## Task objective
Set down word for word the lines running from the line with "Clone this chart" to the line with "const H = 669;", ends included. Skip every picture.

● ● ● ● ● ● ●

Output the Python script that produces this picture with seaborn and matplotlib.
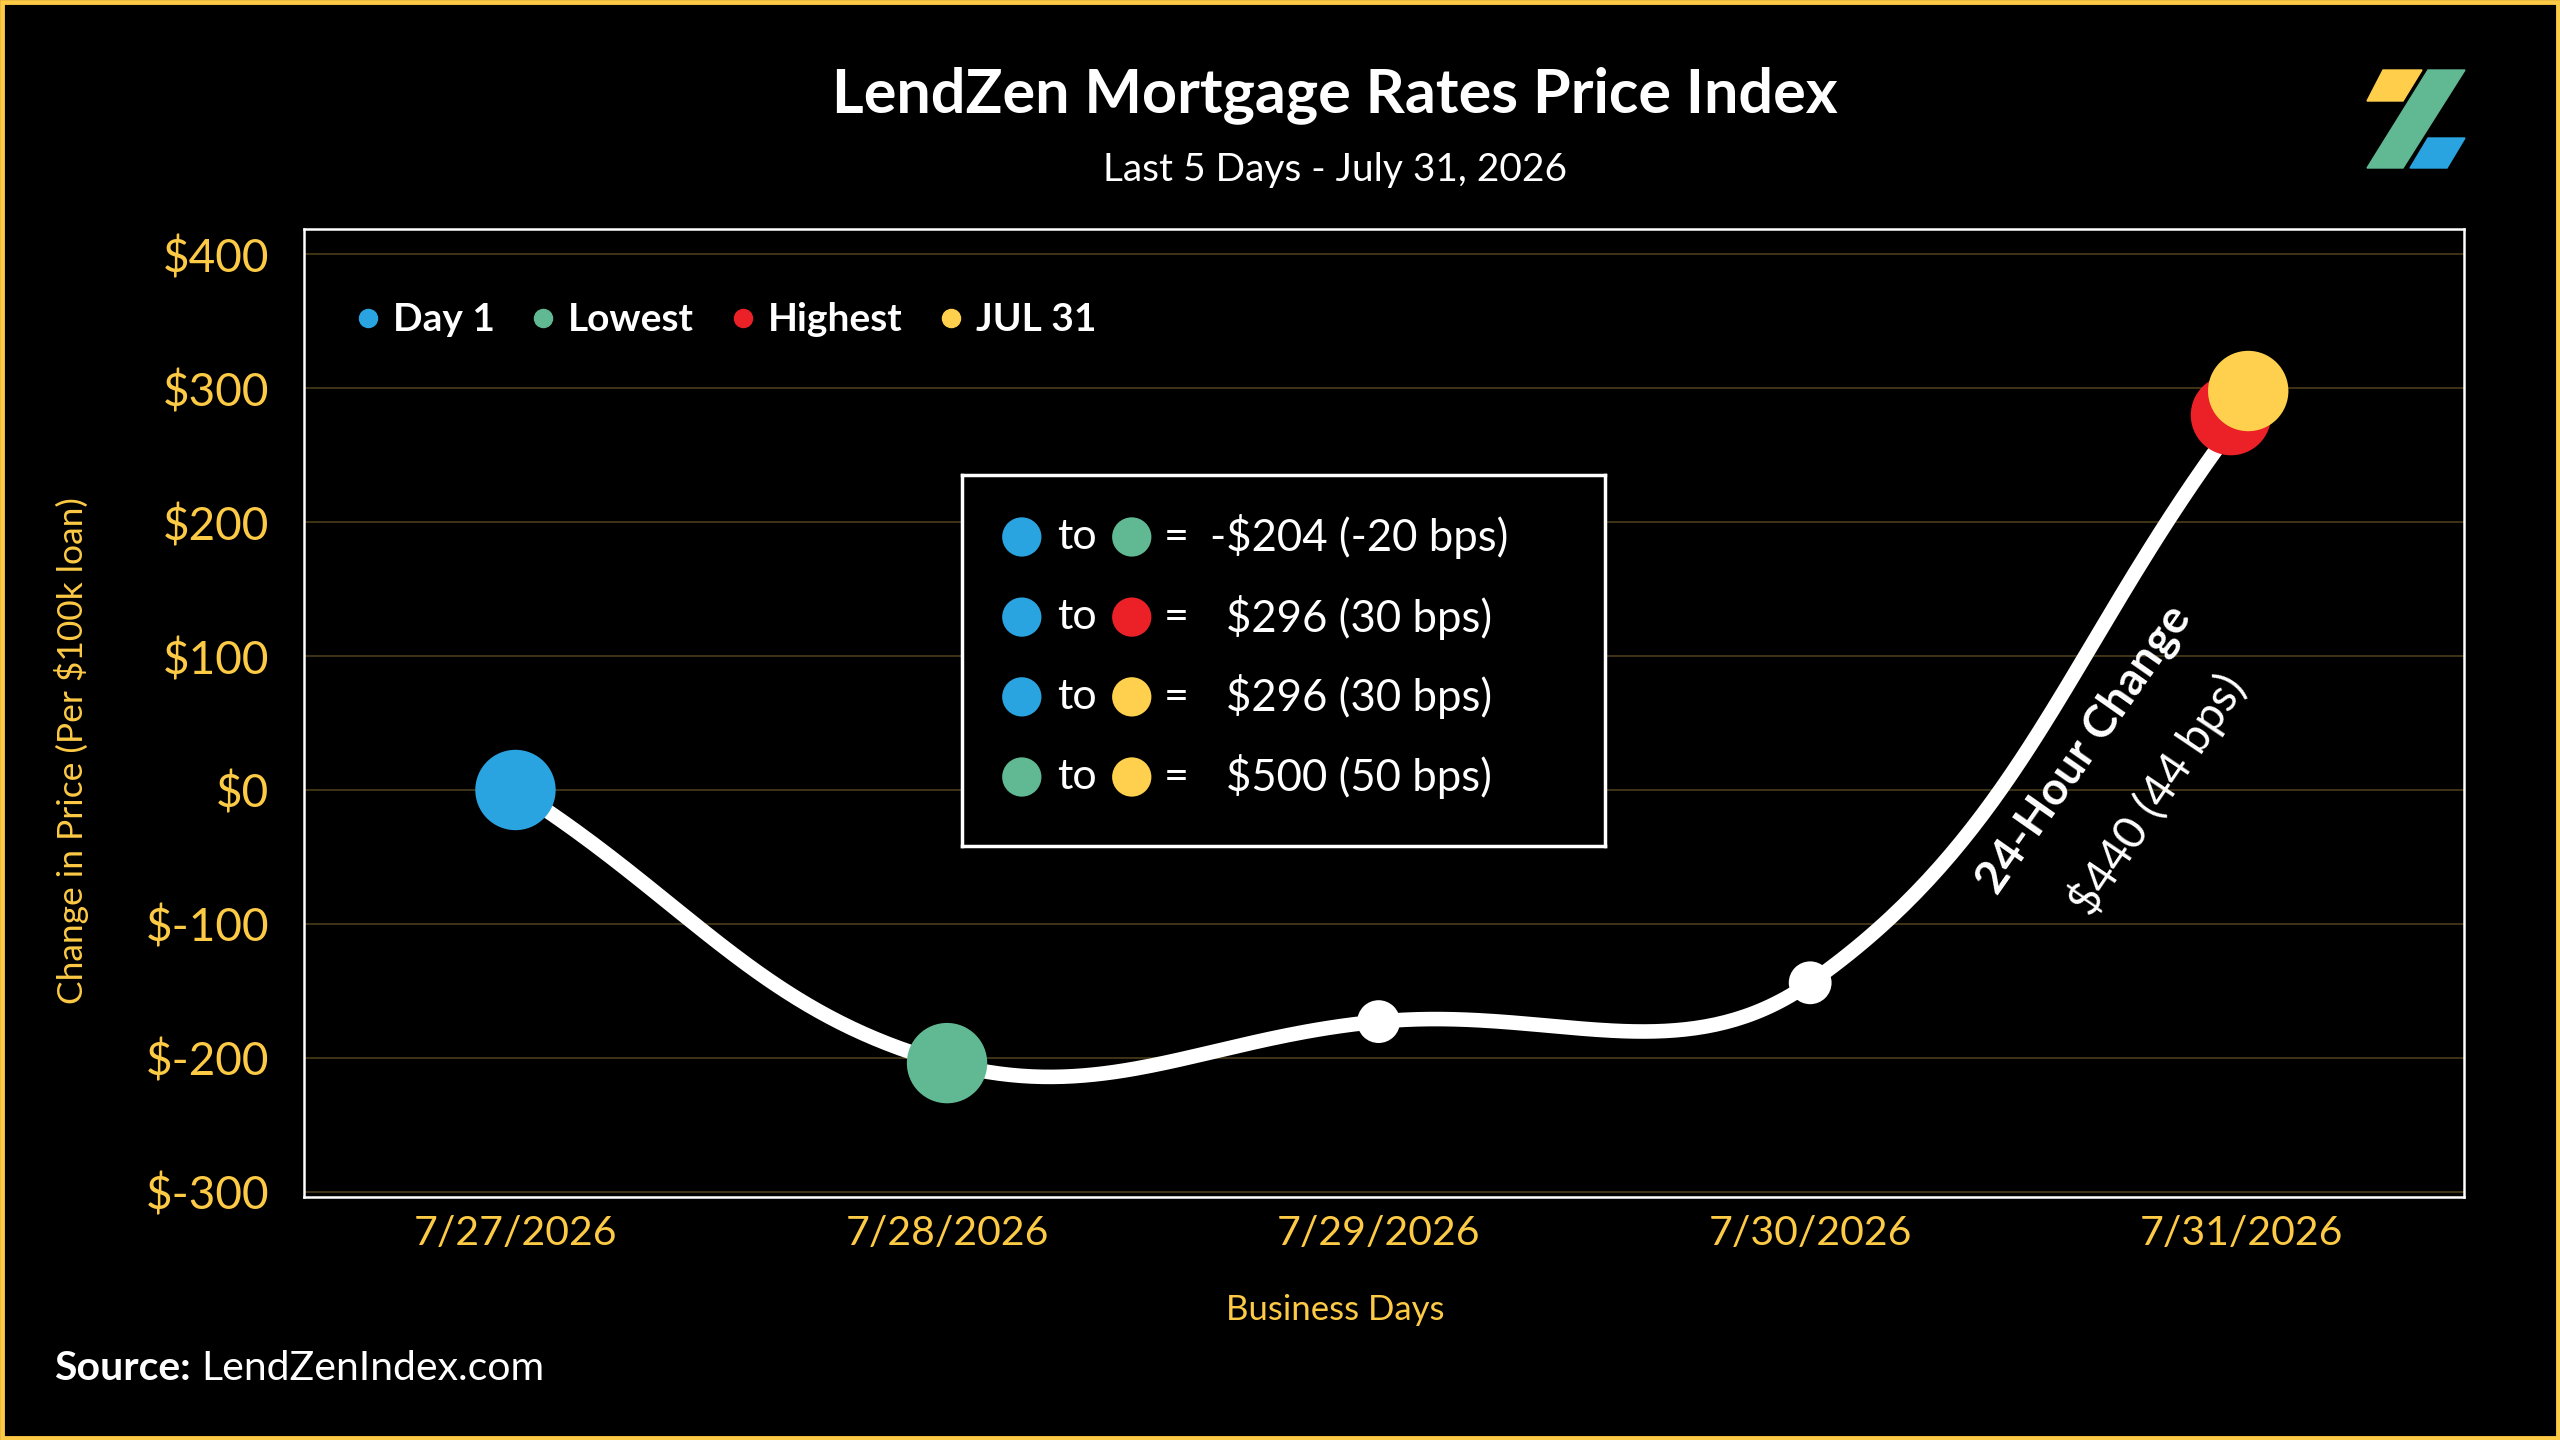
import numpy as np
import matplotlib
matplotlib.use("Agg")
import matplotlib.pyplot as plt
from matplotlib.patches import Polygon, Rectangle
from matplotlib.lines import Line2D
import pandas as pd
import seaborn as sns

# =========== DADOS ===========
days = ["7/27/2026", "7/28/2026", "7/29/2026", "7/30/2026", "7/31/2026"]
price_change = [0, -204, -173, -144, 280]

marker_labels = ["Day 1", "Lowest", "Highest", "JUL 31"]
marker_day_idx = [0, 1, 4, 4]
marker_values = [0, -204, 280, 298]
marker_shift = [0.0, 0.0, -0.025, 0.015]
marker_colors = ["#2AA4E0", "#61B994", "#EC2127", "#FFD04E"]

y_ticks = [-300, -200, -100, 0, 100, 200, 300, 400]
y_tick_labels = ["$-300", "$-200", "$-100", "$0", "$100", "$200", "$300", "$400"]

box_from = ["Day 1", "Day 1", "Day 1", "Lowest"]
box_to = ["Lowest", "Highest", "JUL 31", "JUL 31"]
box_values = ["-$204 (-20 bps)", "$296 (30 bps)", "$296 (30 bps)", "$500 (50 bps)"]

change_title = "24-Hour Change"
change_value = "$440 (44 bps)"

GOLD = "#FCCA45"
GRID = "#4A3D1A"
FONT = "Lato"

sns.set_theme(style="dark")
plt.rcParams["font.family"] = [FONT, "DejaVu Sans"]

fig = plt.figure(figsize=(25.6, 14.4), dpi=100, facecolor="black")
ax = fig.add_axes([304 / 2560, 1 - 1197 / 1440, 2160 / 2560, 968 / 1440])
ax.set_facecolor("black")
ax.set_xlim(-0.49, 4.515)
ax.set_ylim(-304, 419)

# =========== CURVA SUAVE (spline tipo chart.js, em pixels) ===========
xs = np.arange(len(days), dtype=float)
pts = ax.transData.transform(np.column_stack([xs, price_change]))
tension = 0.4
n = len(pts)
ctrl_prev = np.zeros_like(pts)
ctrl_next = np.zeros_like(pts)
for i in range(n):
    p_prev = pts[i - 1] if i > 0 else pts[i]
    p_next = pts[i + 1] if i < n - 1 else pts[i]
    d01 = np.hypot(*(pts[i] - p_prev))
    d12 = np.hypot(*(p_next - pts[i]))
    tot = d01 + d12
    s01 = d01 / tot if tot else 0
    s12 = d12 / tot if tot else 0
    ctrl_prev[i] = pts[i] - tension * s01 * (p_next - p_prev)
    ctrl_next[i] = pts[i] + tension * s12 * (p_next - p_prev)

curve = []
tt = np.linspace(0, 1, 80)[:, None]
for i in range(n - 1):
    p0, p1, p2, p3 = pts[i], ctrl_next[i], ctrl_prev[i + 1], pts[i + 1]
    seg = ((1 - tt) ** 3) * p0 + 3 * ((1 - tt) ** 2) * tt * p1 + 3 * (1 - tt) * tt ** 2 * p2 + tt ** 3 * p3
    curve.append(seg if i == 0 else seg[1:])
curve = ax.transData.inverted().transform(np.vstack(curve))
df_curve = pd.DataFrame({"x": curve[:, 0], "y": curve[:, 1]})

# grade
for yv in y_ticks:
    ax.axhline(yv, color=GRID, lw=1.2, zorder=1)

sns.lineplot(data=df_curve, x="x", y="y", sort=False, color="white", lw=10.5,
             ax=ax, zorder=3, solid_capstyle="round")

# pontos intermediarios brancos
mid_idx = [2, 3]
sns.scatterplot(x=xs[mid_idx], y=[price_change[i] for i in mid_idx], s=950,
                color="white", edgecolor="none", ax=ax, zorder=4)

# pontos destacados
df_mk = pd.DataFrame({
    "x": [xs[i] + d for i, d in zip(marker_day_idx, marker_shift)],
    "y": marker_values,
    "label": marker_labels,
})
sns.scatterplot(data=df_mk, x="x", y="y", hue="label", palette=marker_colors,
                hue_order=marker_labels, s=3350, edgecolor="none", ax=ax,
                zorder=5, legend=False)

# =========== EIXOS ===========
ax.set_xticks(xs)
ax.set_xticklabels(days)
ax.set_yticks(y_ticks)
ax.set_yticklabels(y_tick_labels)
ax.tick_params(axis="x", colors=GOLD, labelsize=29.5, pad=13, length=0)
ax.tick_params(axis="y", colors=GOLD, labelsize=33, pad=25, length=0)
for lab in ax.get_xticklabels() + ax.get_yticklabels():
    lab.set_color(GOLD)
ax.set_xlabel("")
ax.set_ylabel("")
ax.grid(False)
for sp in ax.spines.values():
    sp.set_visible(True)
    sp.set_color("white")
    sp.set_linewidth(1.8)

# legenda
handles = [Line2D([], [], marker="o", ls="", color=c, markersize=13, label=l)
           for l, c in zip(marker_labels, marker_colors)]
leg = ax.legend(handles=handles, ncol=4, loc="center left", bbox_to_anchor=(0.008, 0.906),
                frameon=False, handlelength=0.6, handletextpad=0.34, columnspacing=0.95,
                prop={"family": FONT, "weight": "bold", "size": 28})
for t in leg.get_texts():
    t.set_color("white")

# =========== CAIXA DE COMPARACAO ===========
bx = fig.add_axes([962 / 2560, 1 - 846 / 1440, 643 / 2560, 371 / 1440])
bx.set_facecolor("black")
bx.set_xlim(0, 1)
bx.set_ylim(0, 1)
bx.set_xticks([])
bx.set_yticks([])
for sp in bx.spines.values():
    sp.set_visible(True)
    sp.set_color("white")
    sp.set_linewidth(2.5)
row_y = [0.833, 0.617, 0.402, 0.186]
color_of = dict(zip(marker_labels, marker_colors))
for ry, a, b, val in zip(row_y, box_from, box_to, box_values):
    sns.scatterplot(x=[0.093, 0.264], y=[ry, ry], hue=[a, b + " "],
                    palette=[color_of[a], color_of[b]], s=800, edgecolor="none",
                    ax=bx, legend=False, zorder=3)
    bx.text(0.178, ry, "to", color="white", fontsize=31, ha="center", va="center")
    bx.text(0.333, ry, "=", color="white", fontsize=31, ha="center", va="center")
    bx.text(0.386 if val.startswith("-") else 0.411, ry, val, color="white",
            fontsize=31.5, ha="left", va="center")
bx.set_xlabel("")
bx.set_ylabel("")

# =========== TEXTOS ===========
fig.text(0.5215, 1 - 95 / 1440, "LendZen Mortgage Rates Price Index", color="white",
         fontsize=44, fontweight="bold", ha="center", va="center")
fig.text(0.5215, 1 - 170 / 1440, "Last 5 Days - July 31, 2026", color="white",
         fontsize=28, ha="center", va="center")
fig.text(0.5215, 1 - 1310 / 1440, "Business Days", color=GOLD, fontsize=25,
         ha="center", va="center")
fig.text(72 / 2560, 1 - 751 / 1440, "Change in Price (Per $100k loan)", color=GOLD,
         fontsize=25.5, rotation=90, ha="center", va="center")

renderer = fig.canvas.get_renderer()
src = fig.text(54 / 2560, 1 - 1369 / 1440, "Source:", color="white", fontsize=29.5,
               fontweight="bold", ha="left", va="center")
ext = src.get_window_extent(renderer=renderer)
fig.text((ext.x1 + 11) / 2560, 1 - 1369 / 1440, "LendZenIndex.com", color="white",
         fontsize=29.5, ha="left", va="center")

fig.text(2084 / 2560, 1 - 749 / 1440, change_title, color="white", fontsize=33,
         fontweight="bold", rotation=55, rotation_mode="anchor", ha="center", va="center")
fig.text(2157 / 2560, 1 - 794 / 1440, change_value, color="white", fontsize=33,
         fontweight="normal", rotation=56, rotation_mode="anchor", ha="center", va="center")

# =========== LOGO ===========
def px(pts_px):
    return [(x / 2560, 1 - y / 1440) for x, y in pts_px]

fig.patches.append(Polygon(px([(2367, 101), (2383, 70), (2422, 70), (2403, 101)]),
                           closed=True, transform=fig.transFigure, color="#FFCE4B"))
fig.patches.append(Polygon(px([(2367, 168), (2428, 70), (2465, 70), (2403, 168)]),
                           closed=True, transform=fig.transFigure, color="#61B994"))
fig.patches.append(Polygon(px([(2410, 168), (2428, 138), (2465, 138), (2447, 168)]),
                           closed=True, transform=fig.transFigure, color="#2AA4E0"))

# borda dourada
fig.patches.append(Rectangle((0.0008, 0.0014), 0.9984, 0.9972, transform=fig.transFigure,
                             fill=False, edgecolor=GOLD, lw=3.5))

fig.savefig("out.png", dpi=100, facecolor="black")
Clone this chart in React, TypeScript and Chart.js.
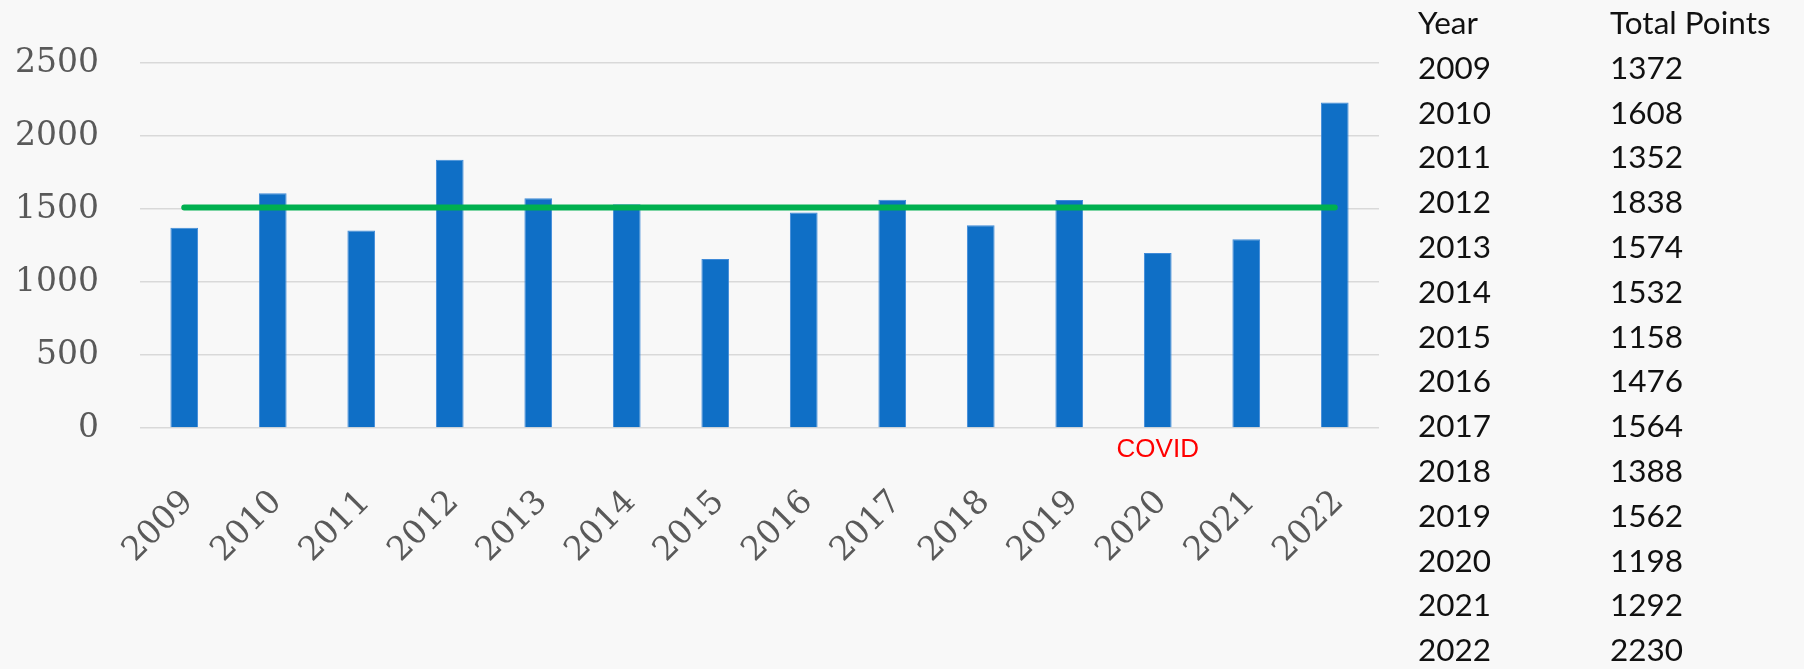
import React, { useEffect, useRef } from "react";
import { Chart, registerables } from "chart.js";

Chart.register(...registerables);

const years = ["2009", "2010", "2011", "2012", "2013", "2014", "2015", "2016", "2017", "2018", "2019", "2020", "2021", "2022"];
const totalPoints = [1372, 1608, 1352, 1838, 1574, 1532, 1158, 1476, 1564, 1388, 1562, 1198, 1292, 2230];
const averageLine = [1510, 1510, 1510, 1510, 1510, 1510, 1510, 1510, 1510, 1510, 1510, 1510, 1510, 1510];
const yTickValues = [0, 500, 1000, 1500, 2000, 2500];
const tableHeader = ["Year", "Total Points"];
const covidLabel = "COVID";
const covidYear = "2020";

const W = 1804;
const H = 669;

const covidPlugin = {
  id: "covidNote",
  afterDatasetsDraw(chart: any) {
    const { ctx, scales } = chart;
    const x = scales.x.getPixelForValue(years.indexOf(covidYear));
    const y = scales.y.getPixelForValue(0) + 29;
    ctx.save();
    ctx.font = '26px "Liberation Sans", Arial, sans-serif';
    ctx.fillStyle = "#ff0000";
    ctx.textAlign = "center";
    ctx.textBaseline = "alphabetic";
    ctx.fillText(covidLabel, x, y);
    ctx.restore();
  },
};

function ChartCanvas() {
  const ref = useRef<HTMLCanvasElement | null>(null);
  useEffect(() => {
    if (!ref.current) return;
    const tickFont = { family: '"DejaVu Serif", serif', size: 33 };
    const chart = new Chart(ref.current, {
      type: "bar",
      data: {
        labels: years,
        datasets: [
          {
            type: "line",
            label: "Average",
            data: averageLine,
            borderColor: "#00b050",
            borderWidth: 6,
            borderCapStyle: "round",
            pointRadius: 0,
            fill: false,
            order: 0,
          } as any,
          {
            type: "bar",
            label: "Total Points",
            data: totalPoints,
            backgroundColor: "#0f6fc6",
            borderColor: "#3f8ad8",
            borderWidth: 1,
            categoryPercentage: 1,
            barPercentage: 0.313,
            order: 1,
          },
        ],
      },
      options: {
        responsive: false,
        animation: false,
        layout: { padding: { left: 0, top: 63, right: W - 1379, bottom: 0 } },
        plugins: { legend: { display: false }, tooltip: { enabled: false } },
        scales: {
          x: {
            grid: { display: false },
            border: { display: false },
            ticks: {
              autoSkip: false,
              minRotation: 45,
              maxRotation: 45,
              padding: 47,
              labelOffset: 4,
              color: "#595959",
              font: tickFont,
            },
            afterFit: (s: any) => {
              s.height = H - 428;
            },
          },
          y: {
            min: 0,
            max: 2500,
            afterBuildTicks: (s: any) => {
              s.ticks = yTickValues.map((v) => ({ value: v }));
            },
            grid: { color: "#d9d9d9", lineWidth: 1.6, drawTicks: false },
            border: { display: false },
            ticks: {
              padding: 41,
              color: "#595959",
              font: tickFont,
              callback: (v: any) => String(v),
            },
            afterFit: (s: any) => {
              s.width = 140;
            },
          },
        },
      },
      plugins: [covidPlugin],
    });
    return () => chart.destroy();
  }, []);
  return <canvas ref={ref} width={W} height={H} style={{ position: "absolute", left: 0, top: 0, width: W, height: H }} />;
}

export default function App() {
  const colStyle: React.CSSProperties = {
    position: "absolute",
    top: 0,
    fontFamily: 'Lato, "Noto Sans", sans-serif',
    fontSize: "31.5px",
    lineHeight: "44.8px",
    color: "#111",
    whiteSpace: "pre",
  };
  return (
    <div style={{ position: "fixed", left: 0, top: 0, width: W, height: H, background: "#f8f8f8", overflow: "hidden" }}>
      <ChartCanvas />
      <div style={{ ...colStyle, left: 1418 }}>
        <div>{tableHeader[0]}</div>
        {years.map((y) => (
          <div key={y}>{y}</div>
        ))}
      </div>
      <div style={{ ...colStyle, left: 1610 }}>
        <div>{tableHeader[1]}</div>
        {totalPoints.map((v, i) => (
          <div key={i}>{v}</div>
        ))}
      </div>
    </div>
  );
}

● ● ● ● ● ● ●

## Solution to the exercise
Clone this chart in React, TypeScript and Chart.js.
import React, { useEffect, useRef } from "react";
import { Chart, registerables } from "chart.js";

Chart.register(...registerables);

const years = ["2009", "2010", "2011", "2012", "2013", "2014", "2015", "2016", "2017", "2018", "2019", "2020", "2021", "2022"];
const totalPoints = [1372, 1608, 1352, 1838, 1574, 1532, 1158, 1476, 1564, 1388, 1562, 1198, 1292, 2230];
const averageLine = [1510, 1510, 1510, 1510, 1510, 1510, 1510, 1510, 1510, 1510, 1510, 1510, 1510, 1510];
const yTickValues = [0, 500, 1000, 1500, 2000, 2500];
const tableHeader = ["Year", "Total Points"];
const covidLabel = "COVID";
const covidYear = "2020";

const W = 1804;
const H = 669;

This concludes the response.